Myth #9: Cut Marketing in a Recession to Improve Financials

When business conditions deteriorate, a logical place to save money is to cut marketing. After all, marketing is an expense that we don’t need in tough times. It’s more important to maintain investments in research & development or sales.

Unfortunately, many companies make this argument and live to regret it. It may seem like marketing initiatives can be cut when business is soft, but in reality marketing is an investment in future sales and market share. That’s why best of breed companies review their marketing initiatives and strategies, reprioritize, maybe even cancel programs that no longer are appropriate – but they keep investing in their future.

It’s quite possible that on evaluation, the high priority marketing plans and programs made during a more robust, upward economic cycle need to be de-emphasized. In their place should be investments to build market share in a zero-sum or shrinking market by focusing on strengths and exploiting weaker competitors.

New conditions bring new opportunities. For decades, Americans have been trading up in terms of their personal and business needs. Each year we aimed a little higher, focused on a little more affluence. Now, many people are trading down. That in itself creates new opportunities, particularly in cases where customers are trading down from a more expensive solution and may be willing to now consider your offering.

But they can’t consider you if they don’t know about you. This means you need to work to create awareness as well as build trust that you have an offering they should seriously consider. With so many name-brand companies in financial trouble or even going out of business, it’s important that customers feel confident you’ll be around to support them in the future. You need to build trust and credibility, and you need to make customers feel secure and safe. Your marketing messages should be focused on how you help improve your customers’ situation. It’s ok to have lighter-hearted creative marketing, but be appropriate in light of the overall economic situation.

Cutting off marketing investments is a sure-fire way to send out a red warning flag: Warning, Will Robinson! This company’s in trouble. Avoid them like the plague.

Strong focused messages, on the other hand, will reassure customers and reinforce your value to them. In these times more than ever, customers really do appreciate value.
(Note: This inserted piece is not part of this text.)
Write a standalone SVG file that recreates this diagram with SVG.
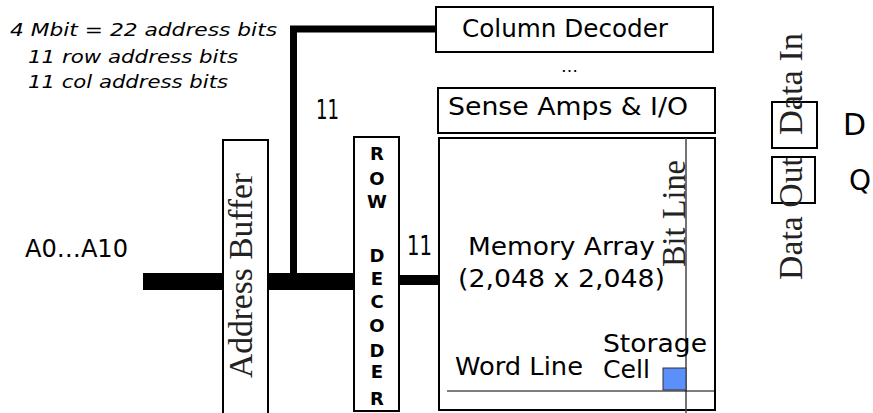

Finally, no matter how dire the economic forecasts get, remember that business cycles are cyclical. This too will pass, and it will be followed by an upward cycle. When that happens, you’ll want to be well positioned to move forward and grow with the market. Organizations that have continued to invest wisely in marketing will be on track to take advantage of these opportunities, and they’ll be way ahead from the folks who took a break, stopped moving forward, and now have to get back in the race from a standing start.